=== Stored data ===
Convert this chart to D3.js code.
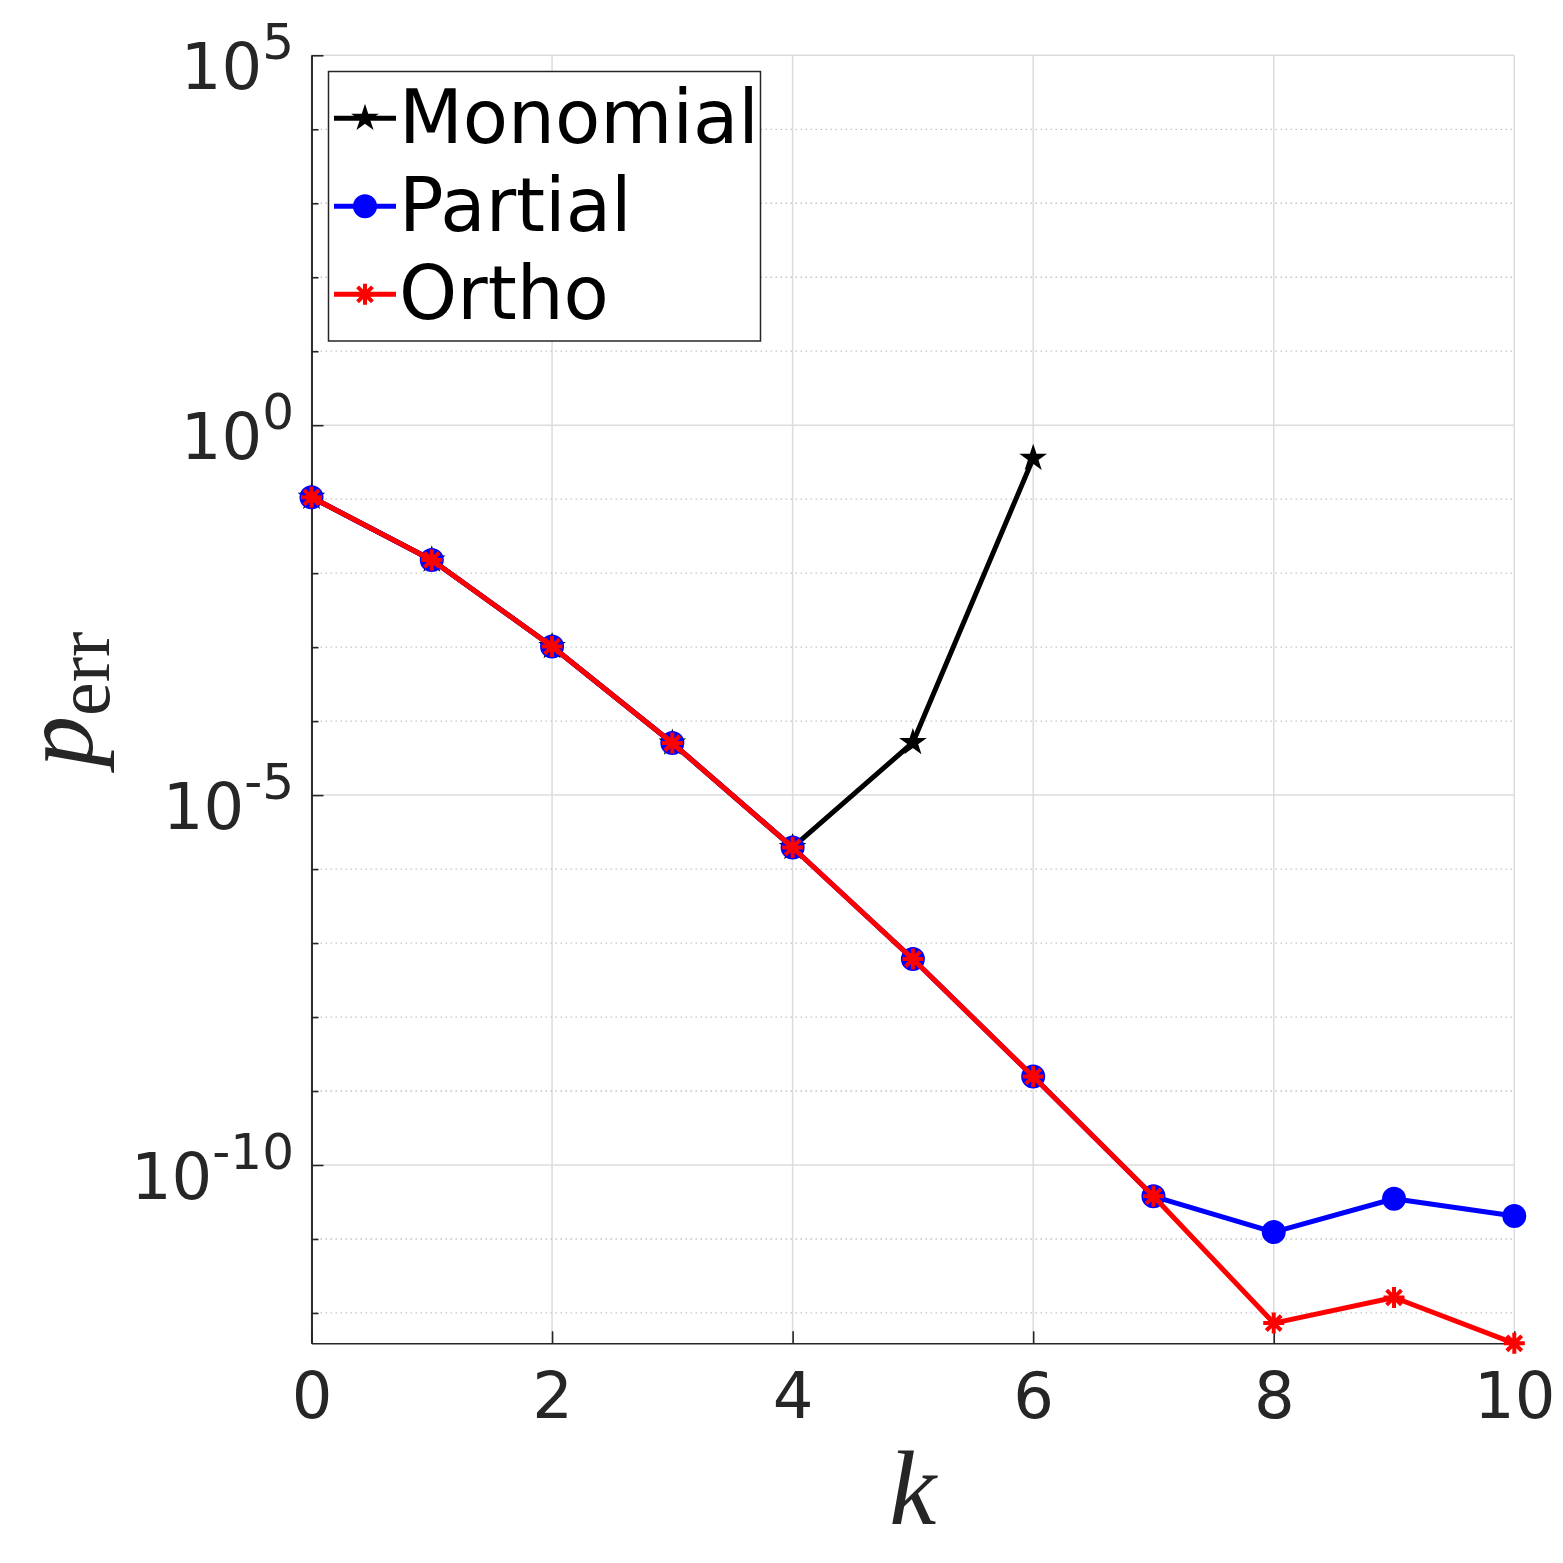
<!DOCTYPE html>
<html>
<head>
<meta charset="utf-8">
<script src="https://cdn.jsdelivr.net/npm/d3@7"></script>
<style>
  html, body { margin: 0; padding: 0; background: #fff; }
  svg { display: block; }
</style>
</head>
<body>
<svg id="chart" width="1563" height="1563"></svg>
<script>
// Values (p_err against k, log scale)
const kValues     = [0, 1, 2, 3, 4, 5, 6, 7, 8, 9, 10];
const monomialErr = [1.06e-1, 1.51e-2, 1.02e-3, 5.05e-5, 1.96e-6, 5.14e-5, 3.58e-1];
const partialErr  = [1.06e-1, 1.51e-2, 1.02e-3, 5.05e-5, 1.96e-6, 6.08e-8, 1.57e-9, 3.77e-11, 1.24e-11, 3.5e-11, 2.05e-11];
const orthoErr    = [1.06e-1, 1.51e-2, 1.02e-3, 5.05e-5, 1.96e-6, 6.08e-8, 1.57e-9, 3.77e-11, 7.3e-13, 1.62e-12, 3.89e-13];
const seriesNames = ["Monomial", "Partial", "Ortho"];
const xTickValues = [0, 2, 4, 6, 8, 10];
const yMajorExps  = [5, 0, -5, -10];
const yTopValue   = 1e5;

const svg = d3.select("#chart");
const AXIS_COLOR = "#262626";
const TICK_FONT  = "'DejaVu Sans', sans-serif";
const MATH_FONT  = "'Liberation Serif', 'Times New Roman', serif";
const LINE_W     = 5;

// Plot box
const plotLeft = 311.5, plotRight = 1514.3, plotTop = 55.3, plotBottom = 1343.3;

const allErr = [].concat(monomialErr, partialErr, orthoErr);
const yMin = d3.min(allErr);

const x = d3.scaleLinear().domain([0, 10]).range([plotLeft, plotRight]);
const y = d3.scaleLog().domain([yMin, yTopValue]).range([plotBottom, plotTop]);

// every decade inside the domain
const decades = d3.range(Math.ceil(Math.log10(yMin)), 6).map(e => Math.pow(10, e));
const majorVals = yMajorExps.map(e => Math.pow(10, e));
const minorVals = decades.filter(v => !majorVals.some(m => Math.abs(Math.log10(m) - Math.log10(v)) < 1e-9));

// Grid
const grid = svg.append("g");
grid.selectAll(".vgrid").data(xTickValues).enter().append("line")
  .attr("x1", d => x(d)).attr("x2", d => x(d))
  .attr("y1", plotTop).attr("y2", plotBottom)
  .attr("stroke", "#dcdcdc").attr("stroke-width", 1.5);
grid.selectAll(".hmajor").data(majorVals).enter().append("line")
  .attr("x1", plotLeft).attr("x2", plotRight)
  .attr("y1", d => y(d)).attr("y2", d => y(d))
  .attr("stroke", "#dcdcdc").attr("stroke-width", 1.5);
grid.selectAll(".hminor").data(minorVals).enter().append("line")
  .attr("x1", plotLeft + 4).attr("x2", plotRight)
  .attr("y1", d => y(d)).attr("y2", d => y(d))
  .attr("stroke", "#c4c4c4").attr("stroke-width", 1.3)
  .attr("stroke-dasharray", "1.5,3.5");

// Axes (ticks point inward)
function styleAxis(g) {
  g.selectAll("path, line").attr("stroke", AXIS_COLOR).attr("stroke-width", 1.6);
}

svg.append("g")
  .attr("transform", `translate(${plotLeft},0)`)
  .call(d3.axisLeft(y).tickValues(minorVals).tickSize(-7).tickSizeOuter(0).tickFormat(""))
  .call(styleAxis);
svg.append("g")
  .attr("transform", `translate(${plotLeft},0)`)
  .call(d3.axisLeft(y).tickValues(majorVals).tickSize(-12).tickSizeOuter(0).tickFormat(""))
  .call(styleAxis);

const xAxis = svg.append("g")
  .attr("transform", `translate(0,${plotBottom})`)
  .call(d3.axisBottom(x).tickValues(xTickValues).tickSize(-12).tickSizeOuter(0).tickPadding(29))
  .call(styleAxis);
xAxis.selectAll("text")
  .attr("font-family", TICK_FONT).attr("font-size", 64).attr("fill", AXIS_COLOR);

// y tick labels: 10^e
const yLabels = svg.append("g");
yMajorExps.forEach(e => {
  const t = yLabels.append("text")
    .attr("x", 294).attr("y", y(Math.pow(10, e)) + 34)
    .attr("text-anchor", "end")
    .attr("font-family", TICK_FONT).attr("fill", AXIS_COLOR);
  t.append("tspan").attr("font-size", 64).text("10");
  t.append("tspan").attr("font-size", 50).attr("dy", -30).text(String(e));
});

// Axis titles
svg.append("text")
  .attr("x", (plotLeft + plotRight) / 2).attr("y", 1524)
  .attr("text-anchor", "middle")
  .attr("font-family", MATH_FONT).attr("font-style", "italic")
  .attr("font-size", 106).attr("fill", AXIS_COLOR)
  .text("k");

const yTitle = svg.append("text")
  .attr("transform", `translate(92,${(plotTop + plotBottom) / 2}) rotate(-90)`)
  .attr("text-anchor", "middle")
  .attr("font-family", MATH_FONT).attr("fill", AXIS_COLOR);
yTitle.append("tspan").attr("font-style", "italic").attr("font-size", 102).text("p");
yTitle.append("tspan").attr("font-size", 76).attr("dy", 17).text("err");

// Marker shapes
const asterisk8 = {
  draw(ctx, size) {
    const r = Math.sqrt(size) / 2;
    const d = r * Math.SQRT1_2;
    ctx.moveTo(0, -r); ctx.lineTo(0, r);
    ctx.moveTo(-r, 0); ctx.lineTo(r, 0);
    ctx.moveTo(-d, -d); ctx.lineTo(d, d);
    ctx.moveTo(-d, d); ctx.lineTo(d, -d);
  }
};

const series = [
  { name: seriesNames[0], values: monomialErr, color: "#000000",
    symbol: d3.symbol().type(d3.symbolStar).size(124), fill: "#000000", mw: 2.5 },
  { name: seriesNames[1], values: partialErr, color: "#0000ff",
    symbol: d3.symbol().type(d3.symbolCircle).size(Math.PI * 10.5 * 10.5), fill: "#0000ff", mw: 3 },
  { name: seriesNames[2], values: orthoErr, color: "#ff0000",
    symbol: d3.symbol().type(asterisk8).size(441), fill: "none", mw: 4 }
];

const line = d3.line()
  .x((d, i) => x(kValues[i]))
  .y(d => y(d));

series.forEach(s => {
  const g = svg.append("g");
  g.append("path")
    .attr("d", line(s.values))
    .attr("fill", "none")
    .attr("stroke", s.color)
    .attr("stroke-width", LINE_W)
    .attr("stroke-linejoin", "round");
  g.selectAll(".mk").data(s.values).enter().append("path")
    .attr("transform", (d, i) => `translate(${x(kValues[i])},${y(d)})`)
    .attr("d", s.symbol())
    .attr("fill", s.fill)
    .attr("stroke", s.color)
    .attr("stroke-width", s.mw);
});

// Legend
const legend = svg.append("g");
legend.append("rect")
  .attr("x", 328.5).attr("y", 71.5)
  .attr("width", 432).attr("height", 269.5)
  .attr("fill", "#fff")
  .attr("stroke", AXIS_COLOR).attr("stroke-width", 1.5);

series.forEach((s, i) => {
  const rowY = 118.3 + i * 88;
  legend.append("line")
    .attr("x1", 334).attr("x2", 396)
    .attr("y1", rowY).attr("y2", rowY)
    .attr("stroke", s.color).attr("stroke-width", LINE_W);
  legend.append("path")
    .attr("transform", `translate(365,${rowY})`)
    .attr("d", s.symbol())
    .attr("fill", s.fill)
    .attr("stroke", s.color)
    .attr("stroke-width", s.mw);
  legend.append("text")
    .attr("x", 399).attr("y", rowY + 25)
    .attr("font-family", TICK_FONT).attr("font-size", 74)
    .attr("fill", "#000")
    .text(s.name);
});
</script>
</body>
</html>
===
=== Stored data ===
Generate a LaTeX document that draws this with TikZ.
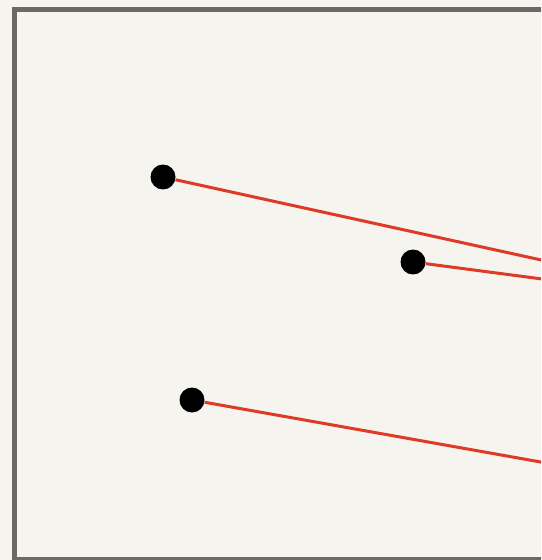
===
**Written request:** Copy the lines from the entries above in which the word "this" appears.

**The response:**
Convert this chart to D3.js code.
Generate a LaTeX document that draws this with TikZ.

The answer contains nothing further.